Now there’s a lot of combined modem/router (wifi router) boxes that come from the Internet company. It’s a bit of a pain for the customer sometimes, to be so dependent on the internet company, but easier sometimes too because the company is in charge of the modem and router and can more easily serve you. If you had two pieces you might not know who to call about the problem.

Not sure I can … I’m on an employer-owned computer with a lot of under-the-hood settings locked down. Besides, that had never been an issue with the previous wireless modem/router device – nor with the current one since I set it up in November.

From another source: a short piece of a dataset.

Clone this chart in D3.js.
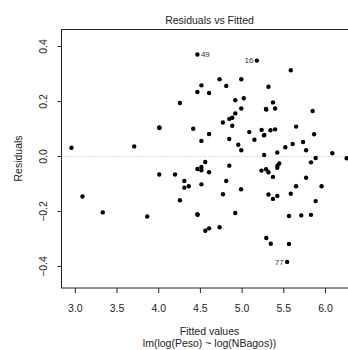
<!DOCTYPE html>
<html>
<head>
<meta charset="utf-8">
<title>Residuals vs Fitted</title>
<script src="https://cdn.jsdelivr.net/npm/d3@7"></script>
<style>
body { margin: 0; background: #fff; }
svg { display: block; font-family: "Liberation Sans", Arial, Helvetica, sans-serif; }
</style>
</head>
<body>
<script>
// fitted values and residuals
var fitted = [2.960, 3.092, 3.335, 3.712, 3.868, 4.012, 4.016, 4.012, 4.202, 4.260,
              4.260, 4.313, 4.313, 4.366, 4.420, 4.470, 4.470, 4.470, 4.469, 4.473,
              4.518, 4.518, 4.518, 4.518, 4.518, 4.564, 4.565, 4.610, 4.610, 4.610,
              4.610, 4.736, 4.736, 4.776, 4.776, 4.816, 4.816, 4.852, 4.852, 4.852,
              4.888, 4.888, 4.924, 4.924, 4.924, 4.960, 4.996, 4.996, 4.996, 4.994,
              5.026, 5.092, 5.154, 5.183, 5.240, 5.238, 5.268, 5.272, 5.270, 5.296,
              5.292, 5.294, 5.296, 5.322, 5.322, 5.322, 5.346, 5.350, 5.376, 5.376,
              5.376, 5.402, 5.402, 5.428, 5.430, 5.428, 5.428, 5.452, 5.524, 5.546,
              5.568, 5.568, 5.590, 5.590, 5.612, 5.654, 5.653, 5.716, 5.737, 5.774,
              5.773, 5.832, 5.832, 5.852, 5.870, 5.888, 5.888, 5.959, 6.088, 6.260];
var resid = [0.030, -0.147, -0.205, 0.035, -0.220, 0.104, 0.102, -0.067, -0.067, 0.193,
             -0.161, -0.091, -0.115, -0.110, 0.099, 0.369, 0.233, -0.047, -0.212, -0.214,
             0.257, 0.055, -0.040, -0.052, -0.103, -0.022, -0.272, 0.229, 0.080, -0.059,
             -0.263, 0.279, -0.259, 0.122, -0.139, 0.255, -0.091, 0.135, 0.062, -0.035,
             0.139, 0.110, 0.203, 0.155, -0.207, 0.041, 0.279, 0.173, 0.021, -0.121,
             0.210, 0.087, 0.059, 0.347, 0.095, -0.053, 0.075, 0.077, 0.004, 0.169,
             0.171, -0.048, -0.298, 0.252, -0.059, -0.140, 0.094, -0.319, 0.195, -0.076,
             -0.156, 0.173, 0.097, 0.013, -0.035, -0.043, -0.145, -0.027, 0.032, -0.385,
             -0.218, -0.320, 0.312, -0.137, 0.044, 0.107, -0.110, -0.216, 0.051, 0.021,
             -0.079, -0.023, -0.214, 0.164, 0.079, -0.007, -0.164, -0.110, 0.010, -0.008];
// labelled observations
var idIndex = [15, 53, 79];
var idNames = ["49", "16", "77"];

var xTicks = [3.0, 3.5, 4.0, 4.5, 5.0, 5.5, 6.0];
var yTicks = [-0.4, -0.2, 0.0, 0.2, 0.4];

var title = "Residuals vs Fitted";
var xLabel = "Fitted values";
var subLabel = "lm(log(Peso) ~ log(NBagos))";
var yLabel = "Residuals";

var W = 348, H = 350;
var pLeft = 61.5, pTop = 29, pBottom = 288, pRight = 357.5;
var fs = 10.5;

var svg = d3.select("body").append("svg")
    .attr("width", W)
    .attr("height", H);

svg.append("rect").attr("width", W).attr("height", H).attr("fill", "#fff");

var x = d3.scaleLinear().domain([2.84, 6.39]).range([pLeft, pRight]);
var y = d3.scaleLinear().domain([-0.48, 0.462]).range([pBottom, pTop]);
var fmt = d3.format(".1f");

// zero line
svg.append("line")
    .attr("x1", pLeft).attr("x2", pRight)
    .attr("y1", Math.round(y(0)) + 0.5).attr("y2", Math.round(y(0)) + 0.5)
    .attr("stroke", "#bebebe")
    .attr("stroke-dasharray", "1,2");

// points
svg.selectAll(".pt")
    .data(fitted)
    .enter().append("circle")
    .attr("class", "pt")
    .attr("cx", function(d) { return x(d); })
    .attr("cy", function(d, i) { return y(resid[i]); })
    .attr("r", 2.2)
    .attr("fill", "#000");

// id labels, R style: right of point if in left half, else left
var xmid = (x.domain()[0] + x.domain()[1]) / 2;
idIndex.forEach(function(k, j) {
    var onRight = fitted[k] < xmid;
    svg.append("text")
        .attr("x", x(fitted[k]) + (onRight ? 3.5 : -3.5))
        .attr("y", y(resid[k]))
        .attr("dy", "0.35em")
        .attr("text-anchor", onRight ? "start" : "end")
        .attr("font-size", 8)
        .attr("fill", "#333")
        .text(idNames[j]);
});

// frame
svg.append("rect")
    .attr("x", pLeft).attr("y", pTop + 0.5)
    .attr("width", pRight - pLeft).attr("height", pBottom - pTop - 0.5)
    .attr("fill", "none")
    .attr("stroke", "#222")
    .attr("stroke-width", 1);

// x axis
var xa = svg.append("g")
    .attr("transform", "translate(0," + pBottom + ")")
    .call(d3.axisBottom(x).tickValues(xTicks).tickSize(5).tickFormat(fmt));
xa.attr("font-family", null);
xa.select(".domain").remove();
xa.selectAll("line").attr("stroke", "#222");
xa.selectAll("text")
    .attr("y", 23.5).attr("dy", null)
    .attr("font-size", fs)
    .attr("fill", "#222");

// y axis, rotated labels
var ya = svg.append("g")
    .attr("transform", "translate(" + pLeft + ",0)")
    .call(d3.axisLeft(y).tickValues(yTicks).tickSize(4).tickFormat(fmt));
ya.attr("font-family", null);
ya.select(".domain").remove();
ya.selectAll("line").attr("stroke", "#222");
ya.selectAll("text")
    .attr("transform", "rotate(-90)")
    .attr("x", 0).attr("y", -14.7).attr("dy", null)
    .attr("text-anchor", "middle")
    .attr("font-size", fs)
    .attr("fill", "#222");

var cx = (pLeft + pRight) / 2;

svg.append("text")
    .attr("x", cx).attr("y", 24)
    .attr("text-anchor", "middle")
    .attr("font-size", fs)
    .attr("fill", "#222")
    .text(title);

svg.append("text")
    .attr("x", cx).attr("y", 335)
    .attr("text-anchor", "middle")
    .attr("font-size", fs)
    .attr("fill", "#222")
    .text(xLabel);

svg.append("text")
    .attr("x", cx).attr("y", 347)
    .attr("text-anchor", "middle")
    .attr("font-size", fs)
    .attr("fill", "#222")
    .text(subLabel);

svg.append("text")
    .attr("transform", "translate(21.5," + ((pTop + pBottom) / 2) + ") rotate(-90)")
    .attr("text-anchor", "middle")
    .attr("font-size", fs)
    .attr("fill", "#222")
    .text(yLabel);
</script>
</body>
</html>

Basically, I’ve been able to treat the WiFi access the same as hard-wired Ethernet access. Never heard of manually assigning IP addresses. Might be a best-practices thing … but really, do many non-technical people do that? Is it the kind of thing that the service technician would offer to do to help things work better in general?

BTW, non-technical people CAN install and set up this modem/router right out of the box. It was very, very easy.

I only meant that if you were going to directly connect to the router to access the default configuration page, you may have to do that. Other than that, it just works on its own, assuming DHCP is set up right.

Did the outage ever get resolved?

Not yet. From what the service provider communicated to me, the issue is external to my modem/router and to my overall in-home set-up.